Unfollr helps you monitor your Instagram account and detect suspicious follower changes. You can take snapshots of your follower and following lists, compare them over time, and quickly identify the damage a hacker caused — all without risking your account security with shady third-party apps.

FAQ

How long does Instagram account recovery take?

If you can reset your password via email or phone, recovery takes minutes. If you need video selfie verification, expect 24-48 hours. If you have to go through Instagram's support form with identity verification, it can take anywhere from 3 days to 3 weeks depending on your account type and how much information you can provide.

Can I recover my Instagram if the hacker changed my email, phone, and enabled their own 2FA?

Yes, but it requires patience. Go to instagram.com/hacked and use the video selfie verification if your account has photos of your face. If not, submit an identity verification request with your government ID through the Help Center. This is the slowest recovery path but it works.

Will I lose my followers if my account gets hacked?

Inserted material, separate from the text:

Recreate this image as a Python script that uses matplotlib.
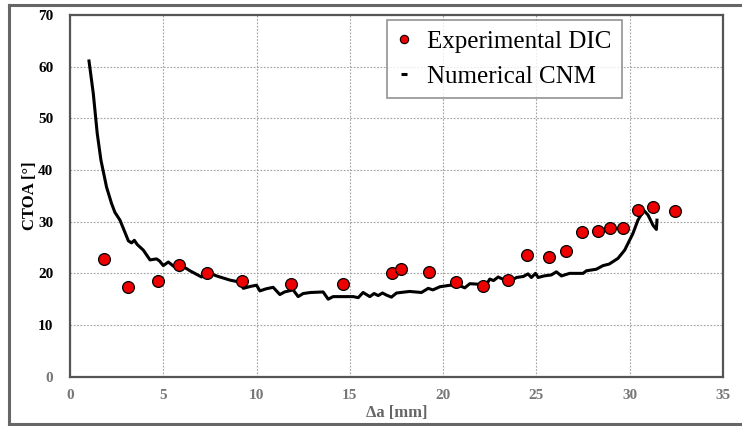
import matplotlib
matplotlib.use('Agg')
import matplotlib.pyplot as plt
from matplotlib.lines import Line2D

# Experimental points (DIC)
dic_da = [1.84, 3.10, 4.71, 5.82, 7.32, 9.23, 11.84, 14.64, 17.25, 17.73,
          19.25, 20.68, 22.12, 23.48, 24.49, 25.67, 26.57, 27.42, 28.28,
          28.92, 29.66, 30.46, 31.24, 32.44]
dic_ctoa = [22.8, 17.4, 18.5, 21.7, 20.1, 18.5, 18.0, 17.9, 20.1, 20.9,
            20.3, 18.4, 17.5, 18.8, 23.6, 23.1, 24.3, 28.1, 28.2,
            28.7, 28.7, 32.2, 32.8, 32.0]

# Numerical curve (CNM)
cnm_da = [1.02, 1.25, 1.46, 1.66, 1.96, 2.23, 2.41, 2.68, 3.13, 3.30, 3.45,
          3.60, 3.93, 4.29, 4.64, 4.80, 5.00, 5.27, 5.55, 5.89, 6.04, 6.43,
          7.05, 7.32, 7.86, 8.57, 9.11, 9.29, 9.70, 10.00, 10.18, 10.50,
          10.89, 11.25, 11.50, 11.96, 12.23, 12.50, 12.90, 13.57, 13.84,
          14.10, 15.18, 15.45, 15.71, 16.07, 16.30, 16.52, 16.75, 16.96,
          17.23, 17.50, 18.20, 18.84, 19.20, 19.45, 19.82, 20.36, 20.90,
          21.16, 21.43, 21.90, 22.23, 22.50, 22.70, 22.95, 23.30, 23.50,
          23.66, 23.93, 24.30, 24.55, 24.73, 24.95, 25.09, 25.40, 25.80,
          26.07, 26.34, 26.78, 27.50, 27.68, 28.21, 28.57, 28.90, 29.37,
          29.73, 30.17, 30.44, 30.75, 30.98, 31.25, 31.43, 31.46]
cnm_ctoa = [61.1, 54.8, 47.1, 41.9, 36.7, 33.5, 31.8, 30.3, 26.3, 25.9, 26.4,
            25.6, 24.5, 22.6, 22.8, 22.4, 21.5, 22.2, 21.4, 20.5, 21.4, 20.5,
            19.3, 20.3, 19.5, 18.7, 18.3, 17.1, 17.5, 17.7, 16.6, 17.0,
            17.3, 15.9, 16.4, 16.8, 15.5, 16.1, 16.3, 16.4, 15.0,
            15.5, 15.5, 15.3, 16.3, 15.5, 16.1, 15.7, 16.2, 15.8,
            15.4, 16.2, 16.5, 16.3, 17.1, 16.8, 17.4, 17.7, 17.6,
            17.2, 18.0, 17.9, 17.3, 18.9, 18.6, 19.3, 18.7, 19.2,
            18.6, 19.2, 19.4, 19.9, 19.2, 20.0, 19.2, 19.5, 19.7,
            20.3, 19.5, 20.0, 20.0, 20.5, 20.8, 21.5, 21.8, 22.9,
            24.5, 27.7, 30.3, 32.2, 31.3, 29.3, 28.5, 30.3]

x_ticks = [0, 5, 10, 15, 20, 25, 30, 35]
y_ticks = [0, 10, 20, 30, 40, 50, 60, 70]


def main():
    plt.rcParams['font.family'] = ['Liberation Serif', 'DejaVu Serif']
    fig = plt.figure(figsize=(7.42, 4.26), dpi=100)
    ax = fig.add_axes([0.0943, 0.1157, 0.8801, 0.8491])

    # outer frame around the whole figure
    frame_kw = dict(color='#666666', lw=2.2, transform=fig.transFigure)
    fig.add_artist(Line2D([0.012, 1.0], [0.988, 0.988], **frame_kw))
    fig.add_artist(Line2D([0.012, 0.012], [0.005, 0.988], **frame_kw))
    fig.add_artist(Line2D([0.012, 1.0], [0.005, 0.005], **frame_kw))

    ax.plot(cnm_da, cnm_ctoa, color='black', lw=2.2, zorder=3)
    ax.plot(dic_da, dic_ctoa, 'o', color='#ee0000', mec='black', mew=0.9,
            ms=8.5, zorder=4)

    ax.set_xlim(0, 35)
    ax.set_ylim(0, 70)
    ax.set_xticks(x_ticks)
    ax.set_yticks(y_ticks)
    ax.grid(True, color='#a0a0a0', ls=(0, (1.5, 1.5)), lw=0.8)
    ax.set_axisbelow(True)
    for sp in ax.spines.values():
        sp.set_color('#555555')
        sp.set_linewidth(1.6)

    ax.tick_params(length=0)
    ax.tick_params(axis='y', pad=12, labelsize=11)
    ax.tick_params(axis='x', pad=9, labelsize=11, labelcolor='#777777')
    for lbl in ax.get_xticklabels() + ax.get_yticklabels():
        lbl.set_fontweight('bold')
    ax.get_yticklabels()[0].set_color('#777777')

    ax.set_ylabel('CTOA [°]', fontsize=12, fontweight='bold', labelpad=0)
    ax.set_xlabel('Δa [mm]', fontsize=12, fontweight='bold',
                  color='#666666', labelpad=2)

    handles = [
        Line2D([], [], ls='none', marker='o', color='#ee0000', mec='black',
               mew=0.8, ms=6),
        Line2D([], [], ls='none', marker='_', color='black', mew=2.2, ms=5),
    ]
    leg = ax.legend(handles, ['Experimental DIC', 'Numerical CNM'],
                    loc='upper left', bbox_to_anchor=(0.522, 0.953),
                    bbox_transform=fig.transFigure, fontsize=18,
                    frameon=True, fancybox=False, handlelength=0.5,
                    handletextpad=0.7, labelspacing=0.5, borderpad=0.4,
                    borderaxespad=0)
    leg.get_frame().set_edgecolor('#777777')
    leg.get_frame().set_linewidth(1.2)

    fig.savefig('out.png', dpi=100)
    plt.close(fig)


if __name__ == '__main__':
    main()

Your follower list is preserved during a hack — Instagram doesn't delete followers when an account is compromised. However, you'll likely lose some followers organically because they see spam posted from your account and unfollow. Use Unfollr after recovery to track who left and monitor your follower count as you rebuild.

Are Instagram "account recovery" services legitimate?

Almost never. The vast majority of services claiming they can recover your Instagram account for a fee are scams — and many are run by the same people who hack accounts in the first place. Stick to Instagram's official recovery channels: instagram.com/hacked and the Help Center.

How do I know if an email from Instagram is real?

Legitimate Instagram security emails come from @mail.instagram.com. You can also verify which emails Instagram has sent you by going to Settings > Security > Emails from Instagram — this shows every official email from the past 14 days. If an email isn't listed there, it's fake.

Can hackers read my Instagram DMs?

Yes. If a hacker gains access to your account, they have full access to all your direct messages, including photos, videos, and vanish mode conversations. This is why speed matters — the sooner you recover your account, the less of your private data is exposed.